>> begin

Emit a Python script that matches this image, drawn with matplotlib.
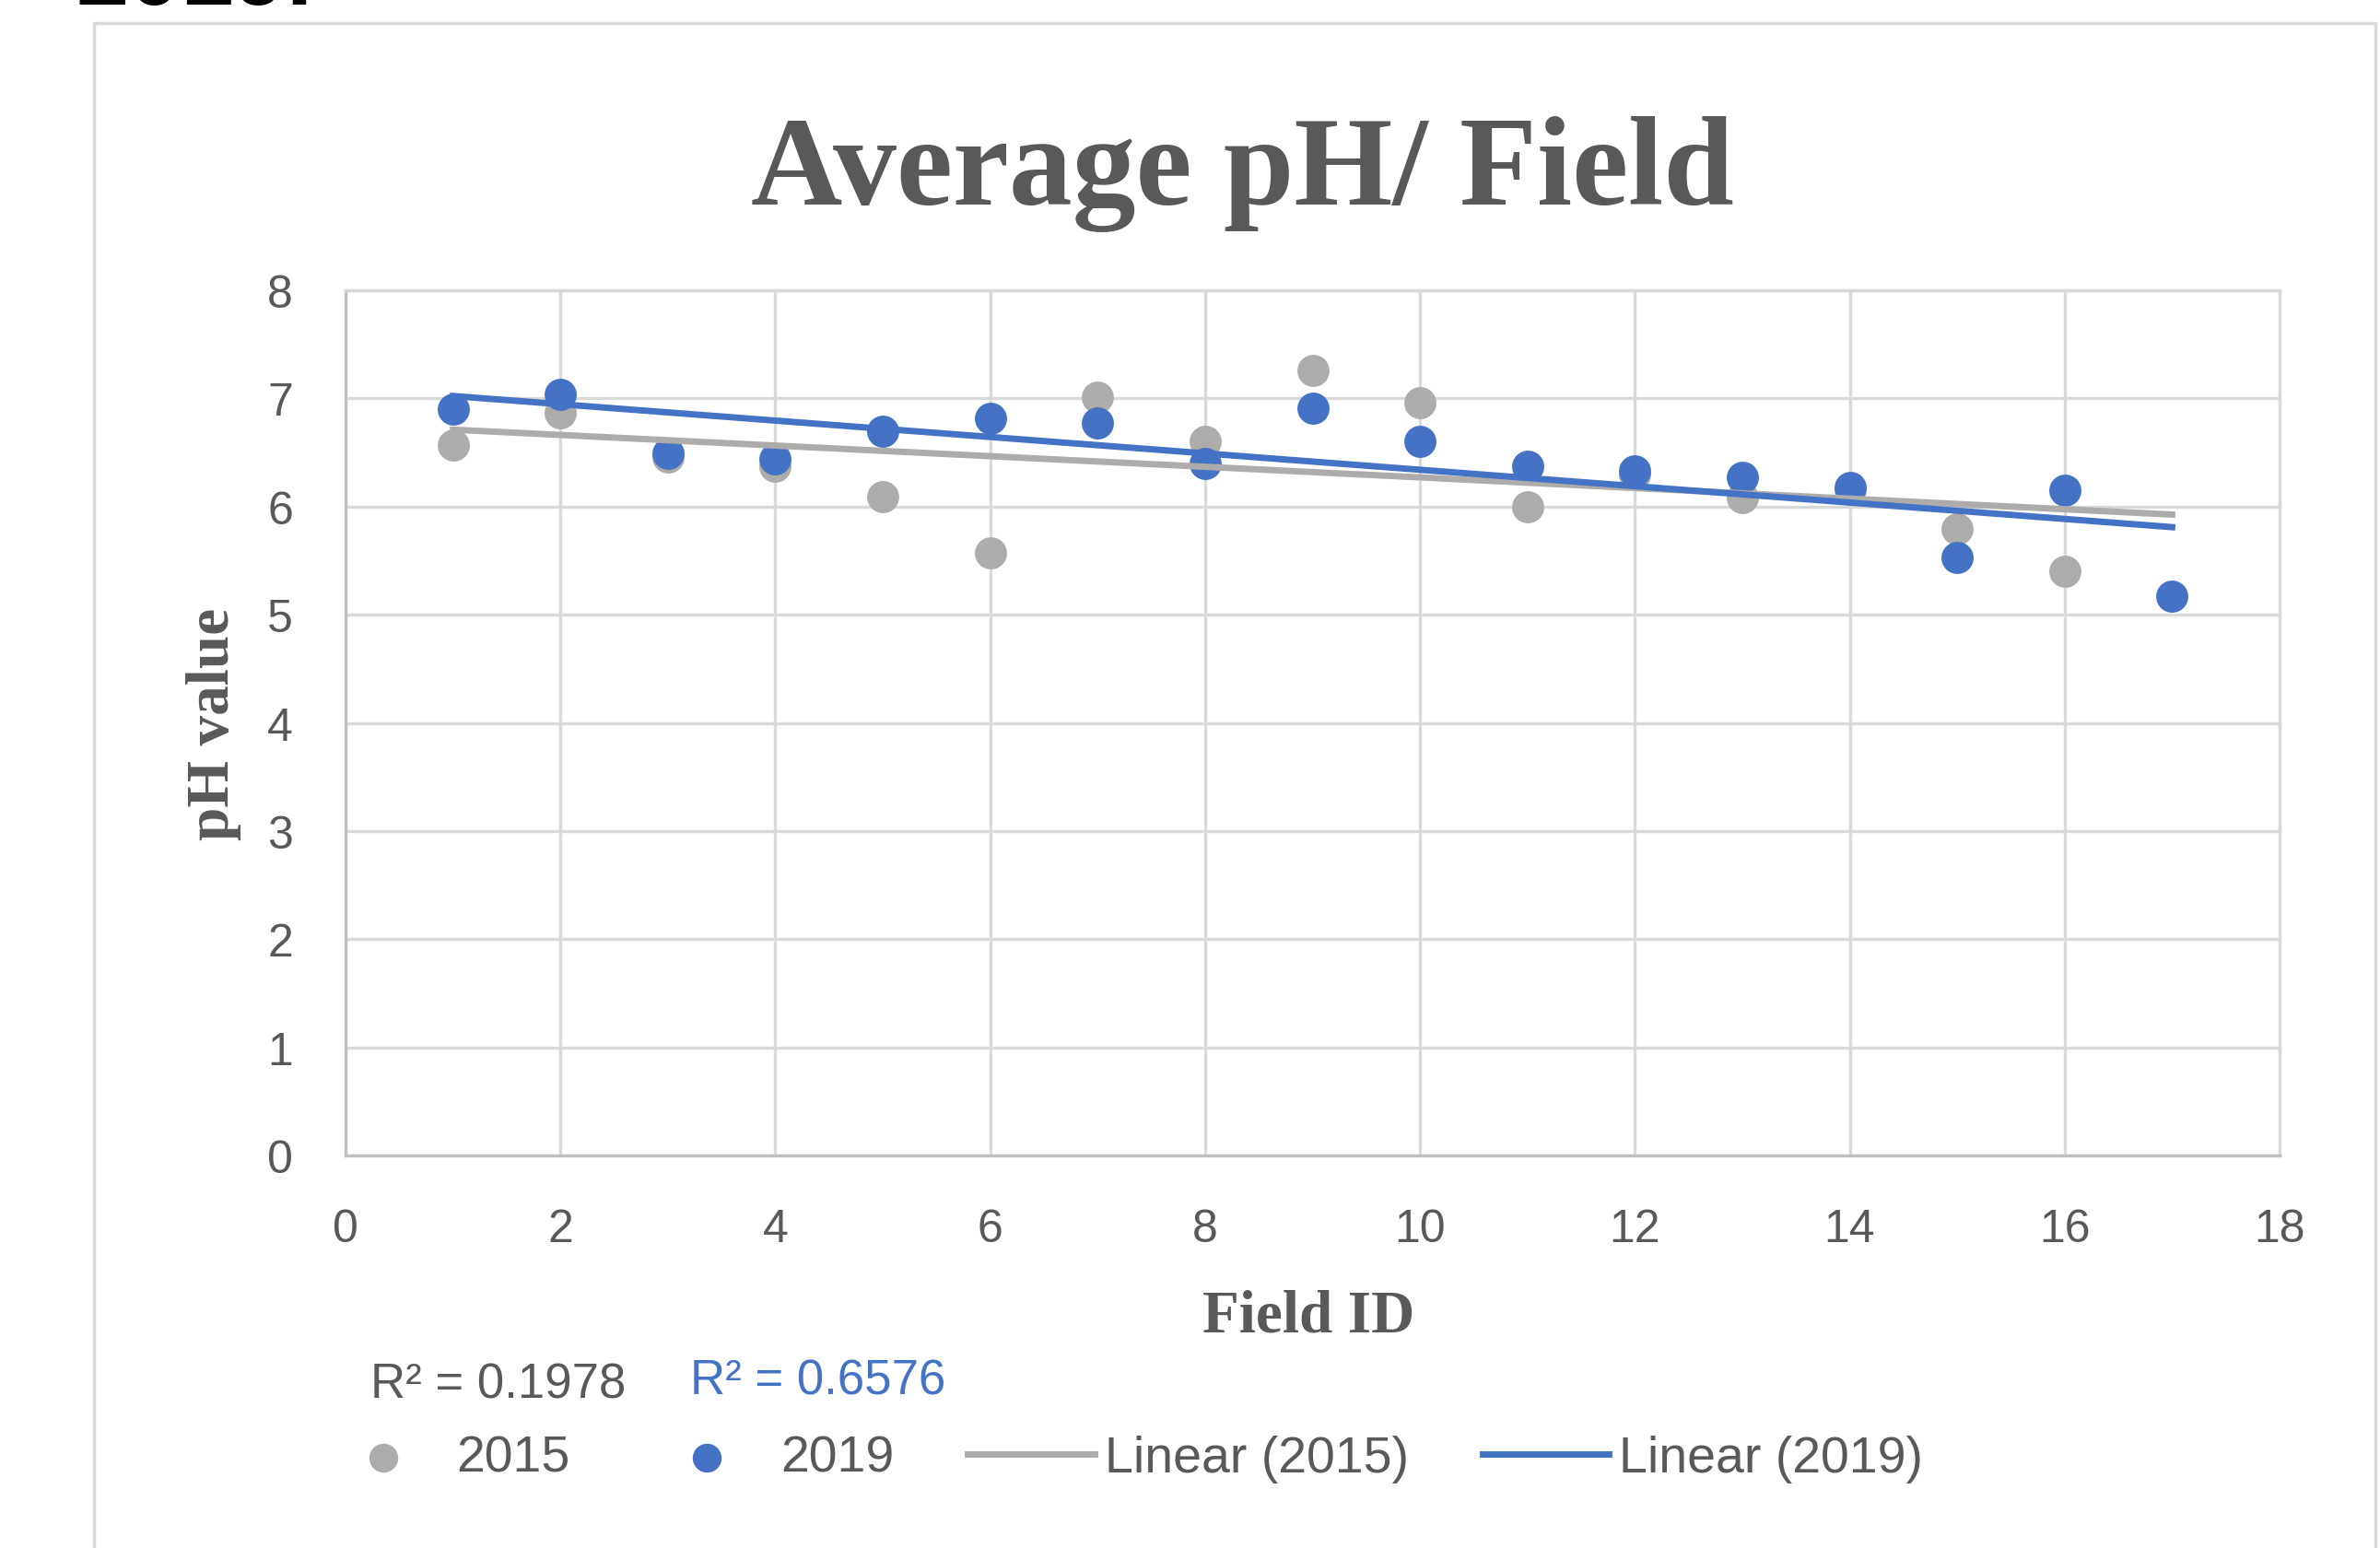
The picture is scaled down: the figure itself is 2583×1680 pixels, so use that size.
import numpy as np
import matplotlib
matplotlib.use("Agg")
import matplotlib.pyplot as plt
from matplotlib.patches import Rectangle

# =============================
# DATA
# =============================
field_2015 = [1, 2, 3, 4, 5, 6, 7, 8, 9, 10, 11, 12, 13, 14, 15, 16]
ph_2015 = [6.57, 6.87, 6.46, 6.37, 6.09, 5.57, 7.01, 6.60,
           7.26, 6.96, 6.00, 6.30, 6.08, 6.16, 5.79, 5.40]

field_2019 = [1, 2, 3, 4, 5, 6, 7, 8, 9, 10, 11, 12, 13, 14, 15, 16, 17]
ph_2019 = [6.90, 7.04, 6.49, 6.44, 6.70, 6.82, 6.77, 6.40,
           6.91, 6.60, 6.37, 6.33, 6.27, 6.18, 5.53, 6.15, 5.17]

r2_2015 = "R² = 0.1978"
r2_2019 = "R² = 0.6576"

x_ticks = [0, 2, 4, 6, 8, 10, 12, 14, 16, 18]
y_ticks = [0, 1, 2, 3, 4, 5, 6, 7, 8]

# =============================
# STYLE
# =============================
W, H = 2583, 1681
BLUE = "#4472C4"
GRAY = "#AEABAB"
TXT = "#595959"
GRID = "#D9D9D9"
SANS = "Liberation Sans"
SERIF = "Liberation Serif"


def fx(px):
    return px / W


def fy(py):
    return 1 - py / H


fig = plt.figure(figsize=(W / 100, H / 100), dpi=100)

# chart frame
fig.add_artist(Rectangle((fx(102), -0.05), fx(2578 - 102), fy(26) + 0.05,
                         transform=fig.transFigure, fill=False,
                         ec=GRID, lw=2.5))

# cut-off text from the page above the chart
fig.text(fx(82), fy(5), "2019.", fontsize=74, family=SANS,
         fontweight="bold", color="black", va="baseline", ha="left")

ax = fig.add_axes([fx(375), fy(1255), fx(2474 - 375), fy(316) - fy(1255)])

ax.set_xlim(0, 18)
ax.set_ylim(0, 8)
ax.set_xticks(x_ticks)
ax.set_yticks(y_ticks)
ax.grid(True, color=GRID, lw=2.4, zorder=0)
ax.set_axisbelow(True)

for s in ["top", "right"]:
    ax.spines[s].set_color(GRID)
    ax.spines[s].set_linewidth(2.4)
for s in ["left", "bottom"]:
    ax.spines[s].set_color("#BFBFBF")
    ax.spines[s].set_linewidth(2.4)

ax.tick_params(length=0, pad=41, labelsize=36, labelcolor=TXT)
for lab in ax.get_xticklabels() + ax.get_yticklabels():
    lab.set_family(SANS)

# scatter points
ax.scatter(field_2015, ph_2015, s=630, color=GRAY, lw=0, zorder=3,
           label="2015")
ax.scatter(field_2019, ph_2019, s=630, color=BLUE, lw=0, zorder=4,
           label="2019")

# linear trendlines
xs = np.array([min(field_2019), max(field_2019)])
k15, b15 = np.polyfit(field_2015, ph_2015, 1)
k19, b19 = np.polyfit(field_2019, ph_2019, 1)
ax.plot(xs, k15 * xs + b15, color=GRAY, lw=5, zorder=5,
        label="Linear (2015)")
ax.plot(xs, k19 * xs + b19, color=BLUE, lw=5, zorder=6,
        label="Linear (2019)")

# titles
fig.text(fx(1348), fy(222), "Average pH/ Field", fontsize=99,
         family=SERIF, fontweight="bold", color=TXT,
         ha="center", va="baseline")
fig.text(fx(232), fy(786), "pH value", fontsize=47, family=SERIF,
         fontweight="bold", color=TXT, rotation=90,
         ha="center", va="center")
fig.text(fx(1420), fy(1430), "Field ID", fontsize=47, family=SERIF,
         fontweight="bold", color=TXT, ha="center", va="center")

# R² labels
fig.text(fx(402), fy(1504), r2_2015, fontsize=38, family=SANS,
         color=TXT, ha="left", va="center")
fig.text(fx(749), fy(1500), r2_2019, fontsize=38, family=SANS,
         color=BLUE, ha="left", va="center")

# legend
handles, labels = ax.get_legend_handles_labels()
leg = fig.legend(handles, labels, ncol=4, loc="center left",
                 bbox_to_anchor=(fx(347), fy(1584)), frameon=False,
                 borderpad=0, borderaxespad=0, handlelength=2.47,
                 handletextpad=0.2, columnspacing=1.44, markerscale=0.9,
                 prop={"family": SANS, "size": 40})
for t in leg.get_texts():
    t.set_color(TXT)

fig.savefig("out.png", dpi=100)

>> end

- Given problem -
Copy all the lines of data exactly as they appear, dropping any images.

- Exercise solution -
Emit a Python script that matches this image, drawn with matplotlib.
The picture is scaled down: the figure itself is 2583×1680 pixels, so use that size.
import numpy as np
import matplotlib
matplotlib.use("Agg")
import matplotlib.pyplot as plt
from matplotlib.patches import Rectangle

# =============================
# DATA
# =============================
field_2015 = [1, 2, 3, 4, 5, 6, 7, 8, 9, 10, 11, 12, 13, 14, 15, 16]
ph_2015 = [6.57, 6.87, 6.46, 6.37, 6.09, 5.57, 7.01, 6.60,
           7.26, 6.96, 6.00, 6.30, 6.08, 6.16, 5.79, 5.40]

field_2019 = [1, 2, 3, 4, 5, 6, 7, 8, 9, 10, 11, 12, 13, 14, 15, 16, 17]
ph_2019 = [6.90, 7.04, 6.49, 6.44, 6.70, 6.82, 6.77, 6.40,
           6.91, 6.60, 6.37, 6.33, 6.27, 6.18, 5.53, 6.15, 5.17]

r2_2015 = "R² = 0.1978"
r2_2019 = "R² = 0.6576"

x_ticks = [0, 2, 4, 6, 8, 10, 12, 14, 16, 18]
y_ticks = [0, 1, 2, 3, 4, 5, 6, 7, 8]

# =============================
# STYLE
# =============================
W, H = 2583, 1681
BLUE = "#4472C4"
GRAY = "#AEABAB"
TXT = "#595959"
GRID = "#D9D9D9"
SANS = "Liberation Sans"
SERIF = "Liberation Serif"


def fx(px):
    return px / W


def fy(py):
    return 1 - py / H


fig = plt.figure(figsize=(W / 100, H / 100), dpi=100)

# chart frame
fig.add_artist(Rectangle((fx(102), -0.05), fx(2578 - 102), fy(26) + 0.05,
                         transform=fig.transFigure, fill=False,
                         ec=GRID, lw=2.5))

# cut-off text from the page above the chart
fig.text(fx(82), fy(5), "2019.", fontsize=74, family=SANS,
         fontweight="bold", color="black", va="baseline", ha="left")

ax = fig.add_axes([fx(375), fy(1255), fx(2474 - 375), fy(316) - fy(1255)])

ax.set_xlim(0, 18)
ax.set_ylim(0, 8)
ax.set_xticks(x_ticks)
ax.set_yticks(y_ticks)
ax.grid(True, color=GRID, lw=2.4, zorder=0)
ax.set_axisbelow(True)

for s in ["top", "right"]:
    ax.spines[s].set_color(GRID)
    ax.spines[s].set_linewidth(2.4)
for s in ["left", "bottom"]:
    ax.spines[s].set_color("#BFBFBF")
    ax.spines[s].set_linewidth(2.4)

ax.tick_params(length=0, pad=41, labelsize=36, labelcolor=TXT)
for lab in ax.get_xticklabels() + ax.get_yticklabels():
    lab.set_family(SANS)

# scatter points
ax.scatter(field_2015, ph_2015, s=630, color=GRAY, lw=0, zorder=3,
           label="2015")
ax.scatter(field_2019, ph_2019, s=630, color=BLUE, lw=0, zorder=4,
           label="2019")

# linear trendlines
xs = np.array([min(field_2019), max(field_2019)])
k15, b15 = np.polyfit(field_2015, ph_2015, 1)
k19, b19 = np.polyfit(field_2019, ph_2019, 1)
ax.plot(xs, k15 * xs + b15, color=GRAY, lw=5, zorder=5,
        label="Linear (2015)")
ax.plot(xs, k19 * xs + b19, color=BLUE, lw=5, zorder=6,
        label="Linear (2019)")

# titles
fig.text(fx(1348), fy(222), "Average pH/ Field", fontsize=99,
         family=SERIF, fontweight="bold", color=TXT,
         ha="center", va="baseline")
fig.text(fx(232), fy(786), "pH value", fontsize=47, family=SERIF,
         fontweight="bold", color=TXT, rotation=90,
         ha="center", va="center")
fig.text(fx(1420), fy(1430), "Field ID", fontsize=47, family=SERIF,
         fontweight="bold", color=TXT, ha="center", va="center")

# R² labels
fig.text(fx(402), fy(1504), r2_2015, fontsize=38, family=SANS,
         color=TXT, ha="left", va="center")
fig.text(fx(749), fy(1500), r2_2019, fontsize=38, family=SANS,
         color=BLUE, ha="left", va="center")

# legend
handles, labels = ax.get_legend_handles_labels()
leg = fig.legend(handles, labels, ncol=4, loc="center left",
                 bbox_to_anchor=(fx(347), fy(1584)), frameon=False,
                 borderpad=0, borderaxespad=0, handlelength=2.47,
                 handletextpad=0.2, columnspacing=1.44, markerscale=0.9,
                 prop={"family": SANS, "size": 40})
for t in leg.get_texts():
    t.set_color(TXT)

fig.savefig("out.png", dpi=100)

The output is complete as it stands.